> _Given problem_:
Leave the pictures out and retype the lines from the beginning through the line with "handles.append(h)", both ends included.

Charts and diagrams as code
★ ★ ★ ★
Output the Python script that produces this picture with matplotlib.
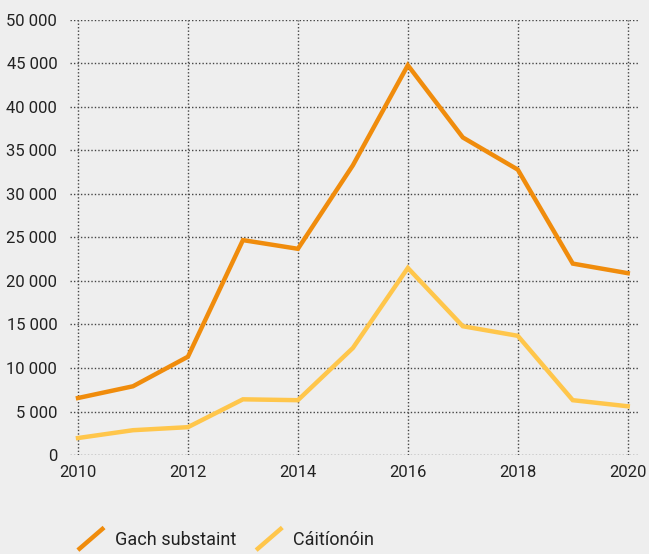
import numpy as np
import matplotlib
matplotlib.use("Agg")
from matplotlib import pyplot as plt
from matplotlib.lines import Line2D
from matplotlib.legend_handler import HandlerBase

years = [2010, 2011, 2012, 2013, 2014, 2015, 2016, 2017, 2018, 2019, 2020]
gach_substaint = [6550, 7900, 11300, 24700, 23700, 33300, 44800, 36500, 32800, 22000, 20900]
caitionoin = [1950, 2850, 3200, 6400, 6300, 12300, 21500, 14800, 13700, 6300, 5600]
labels = ['Gach substaint', 'Cáitíonóin']
colors = ['#F08C0C', '#FFC64B']
yticks = np.arange(0, 50001, 5000)
xticks = [2010, 2012, 2014, 2016, 2018, 2020]


class DiagHandler(HandlerBase):
    # slanted stroke as the legend key
    def create_artists(self, legend, orig, xdescent, ydescent, width, height, fontsize, trans):
        l = Line2D([-xdescent, -xdescent + width], [-ydescent, -ydescent + height],
                   color=orig.get_color(), lw=3.2, solid_capstyle='butt', transform=trans)
        return [l]


plt.rcParams['font.family'] = ['Roboto', 'DejaVu Sans']
bg = '#EEEEEE'
fig = plt.figure(figsize=(6.49, 5.54), dpi=100, facecolor=bg)
ax = fig.add_axes([0.1075, 0.1787, 0.875, 0.7852], facecolor=bg)

handles = []
for vals, c, lab in zip([gach_substaint, caitionoin], colors, labels):
    h, = ax.plot(years, vals, color=c, lw=3.2, label=lab, clip_on=False, zorder=3,
                 solid_joinstyle='miter')
    handles.append(h)

ax.set_xlim(2009.85, 2020.18)
ax.set_ylim(0, 50000)
ax.set_yticks(yticks)
ax.set_yticklabels([f'{v:,}'.replace(',', ' ') for v in yticks])
ax.set_xticks(xticks)
ax.grid(True, linestyle=(0, (1, 1.5)), color='#444444', lw=1)
ax.tick_params(length=0, labelsize=12, colors='#222222')
ax.tick_params(axis='y', pad=9)
ax.tick_params(axis='x', pad=7)
for s in ax.spines.values():
    s.set_visible(False)

fig.legend(handles=handles, handler_map={Line2D: DiagHandler()},
           loc='lower left', bbox_to_anchor=(0.12, 0.007), ncol=2, frameon=False,
           fontsize=13, handlelength=1.45, handleheight=1.55, handletextpad=0.6,
           columnspacing=1.1, borderpad=0, borderaxespad=0, labelcolor='#222222')

fig.savefig('out.png', dpi=100, facecolor=bg)
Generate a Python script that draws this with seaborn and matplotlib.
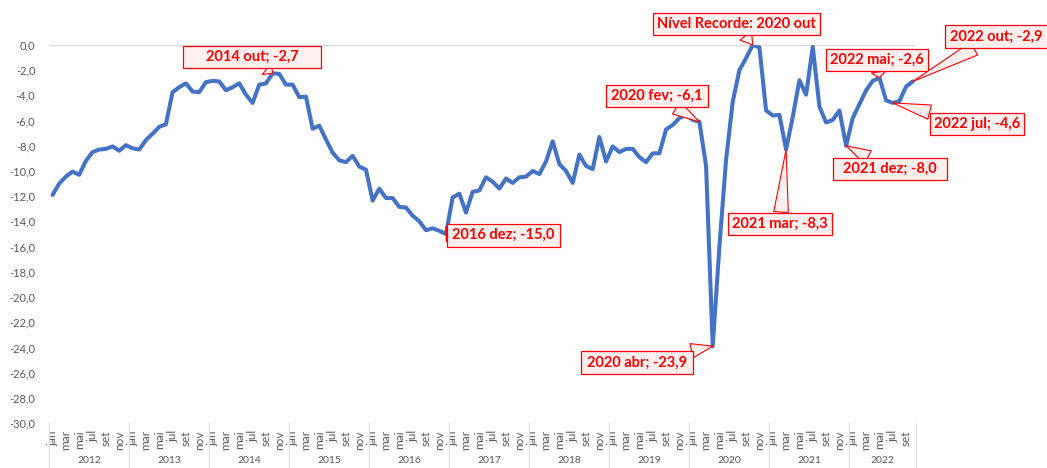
import numpy as np
import pandas as pd
import seaborn as sns
import matplotlib.pyplot as plt
from matplotlib.path import Path
from matplotlib.transforms import blended_transform_factory

# valores mensais (jan/2012 a out/2022)
v2012 = [-11.9, -11.0, -10.45, -10.05, -10.3, -9.2, -8.5, -8.3, -8.25, -8.05, -8.4, -7.95]
v2013 = [-8.2, -8.3, -7.55, -7.05, -6.5, -6.3, -3.75, -3.35, -3.05, -3.7, -3.75, -2.95]
v2014 = [-2.85, -2.9, -3.6, -3.35, -3.05, -3.95, -4.6, -3.15, -3.05, -2.25, -2.3, -3.15]
v2015 = [-3.15, -4.15, -4.1, -6.65, -6.4, -7.5, -8.55, -9.15, -9.3, -8.8, -9.65, -9.9]
v2016 = [-12.35, -11.4, -12.15, -12.15, -12.85, -12.9, -13.55, -14.0, -14.7, -14.55, -14.75, -15.0]
v2017 = [-12.1, -11.8, -13.3, -11.65, -11.55, -10.5, -10.85, -11.4, -10.6, -10.95, -10.5, -10.45]
v2018 = [-10.0, -10.25, -9.25, -7.65, -9.45, -10.0, -10.95, -8.7, -9.6, -9.85, -7.3, -9.25]
v2019 = [-8.05, -8.5, -8.25, -8.25, -8.9, -9.3, -8.6, -8.6, -6.7, -6.35, -5.8, -5.55]
v2020 = [-5.95, -6.1, -9.6, -23.9, -16.0, -9.1, -4.5, -2.0, -1.05, 0.0, -0.2, -5.2]
v2021 = [-5.6, -5.55, -8.3, -5.7, -2.8, -3.95, -0.15, -4.9, -6.15, -5.95, -5.2, -8.0]
v2022 = [-5.8, -4.7, -3.6, -2.85, -2.6, -4.4, -4.6, -4.45, -3.3, -2.9]

anos = list(range(2012, 2023))
meses = ["jan", "fev", "mar", "abr", "mai", "jun", "jul", "ago", "set", "out", "nov", "dez"]

valores = v2012 + v2013 + v2014 + v2015 + v2016 + v2017 + v2018 + v2019 + v2020 + v2021 + v2022
rotulos_mes = [meses[i % 12] for i in range(len(valores))]
df = pd.DataFrame({"idx": np.arange(len(valores)), "valor": valores, "mes": rotulos_mes})

# destaques: texto e mes (indice) apontado
dest_txt = ["2014 out; -2,7", "2016 dez; -15,0", "2020 fev; -6,1", "Nível Recorde: 2020 out",
            "2020 abr; -23,9", "2021 mar; -8,3", "2022 mai; -2,6", "2022 out; -2,9",
            "2022 jul; -4,6", "2021 dez; -8,0"]
dest_idx = [33, 59, 97, 105, 99, 110, 124, 129, 126, 119]
# posicao das caixas (x em meses, y no eixo) e folga horizontal
dest_pos = [(29.9, -0.95), (67.6, -15.1), (90.6, -4.05), (102.6, 1.67), (87.6, -25.2),
            (109.1, -14.2), (123.6, -1.2), (141.5, 0.65), (138.6, -6.27), (125.6, -9.85)]
dest_folga = [1.55, 0.35, 0.35, 0.3, 0.4, 0.3, 0.3, 0.35, 0.25, 0.7]


def caixa(hpad, vpad=0.3):
    def f(x0, y0, width, height, mutation_size):
        px, py = hpad * mutation_size, vpad * mutation_size
        x1, y1 = x0 + width + px, y0 + height + py
        xa, ya = x0 - px, y0 - py
        return Path([(xa, ya), (x1, ya), (x1, y1), (xa, y1), (xa, ya)], closed=True)
    return f


sns.set_style("white")
plt.rcParams["font.family"] = ["Lato", "DejaVu Sans"]

fig, ax = plt.subplots(figsize=(10.47, 4.68), dpi=100)
fig.subplots_adjust(left=0.047, right=0.875, top=0.904, bottom=0.096)

ax.axhline(0, color="#D9D9D9", lw=0.9, zorder=0)
sns.lineplot(data=df, x="idx", y="valor", color="#4472C4", lw=2.9, ax=ax)

ax.set_xlim(-0.5, len(valores) - 0.5)
ax.set_ylim(-30, 0)
yt = np.arange(-30, 1, 2)
ax.set_yticks(yt)
ax.set_yticklabels([f"{v:.1f}".replace(".", ",") for v in yt])
ax.set_xticks(df["idx"][::2])
ax.set_xticklabels(df["mes"][::2])
ax.tick_params(axis="y", length=0, pad=10, labelsize=8, labelcolor="#595959")
ax.tick_params(axis="x", length=0, pad=5, labelsize=8.5, labelcolor="#595959", labelrotation=90)
ax.set_xlabel("")
ax.set_ylabel("")
for s in ax.spines.values():
    s.set_visible(False)

# agrupamento por ano
tr = blended_transform_factory(ax.transData, ax.transAxes)
for k, ano in enumerate(anos):
    ini = 12 * k - 0.5
    fim = min(12 * k + 11.5, len(valores) - 0.5)
    ax.plot([ini, ini], [0, -0.15], color="#D9D9D9", lw=0.8, transform=tr, clip_on=False)
    ax.text((ini + fim) / 2, -0.088, str(ano), transform=tr, ha="center", va="top",
            fontsize=7.5, color="#595959")
ax.plot([len(valores) - 0.5] * 2, [0, -0.15], color="#D9D9D9", lw=0.8, transform=tr, clip_on=False)

for txt, i, pos, hp in zip(dest_txt, dest_idx, dest_pos, dest_folga):
    ax.annotate(txt, xy=(i, valores[i]), xytext=pos, ha="center", va="center",
                fontsize=10.5, fontweight="bold", color="#FF0000", annotation_clip=False,
                bbox=dict(boxstyle=caixa(hp), fc="#FFF0F0", ec="#FF0000", lw=0.9),
                arrowprops=dict(arrowstyle="wedge,tail_width=1.0,shrink_factor=0.5",
                                fc="#FFF0F0", ec="#FF0000", lw=0.8, shrinkA=0, shrinkB=0))

fig.savefig("out.png", dpi=100)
★ ★ ★ ★
> _Written response_:
Output the Python script that produces this picture with matplotlib.
import numpy as np
import matplotlib
matplotlib.use("Agg")
from matplotlib import pyplot as plt
from matplotlib.lines import Line2D
from matplotlib.legend_handler import HandlerBase

years = [2010, 2011, 2012, 2013, 2014, 2015, 2016, 2017, 2018, 2019, 2020]
gach_substaint = [6550, 7900, 11300, 24700, 23700, 33300, 44800, 36500, 32800, 22000, 20900]
caitionoin = [1950, 2850, 3200, 6400, 6300, 12300, 21500, 14800, 13700, 6300, 5600]
labels = ['Gach substaint', 'Cáitíonóin']
colors = ['#F08C0C', '#FFC64B']
yticks = np.arange(0, 50001, 5000)
xticks = [2010, 2012, 2014, 2016, 2018, 2020]


class DiagHandler(HandlerBase):
    # slanted stroke as the legend key
    def create_artists(self, legend, orig, xdescent, ydescent, width, height, fontsize, trans):
        l = Line2D([-xdescent, -xdescent + width], [-ydescent, -ydescent + height],
                   color=orig.get_color(), lw=3.2, solid_capstyle='butt', transform=trans)
        return [l]


plt.rcParams['font.family'] = ['Roboto', 'DejaVu Sans']
bg = '#EEEEEE'
fig = plt.figure(figsize=(6.49, 5.54), dpi=100, facecolor=bg)
ax = fig.add_axes([0.1075, 0.1787, 0.875, 0.7852], facecolor=bg)

handles = []
for vals, c, lab in zip([gach_substaint, caitionoin], colors, labels):
    h, = ax.plot(years, vals, color=c, lw=3.2, label=lab, clip_on=False, zorder=3,
                 solid_joinstyle='miter')
    handles.append(h)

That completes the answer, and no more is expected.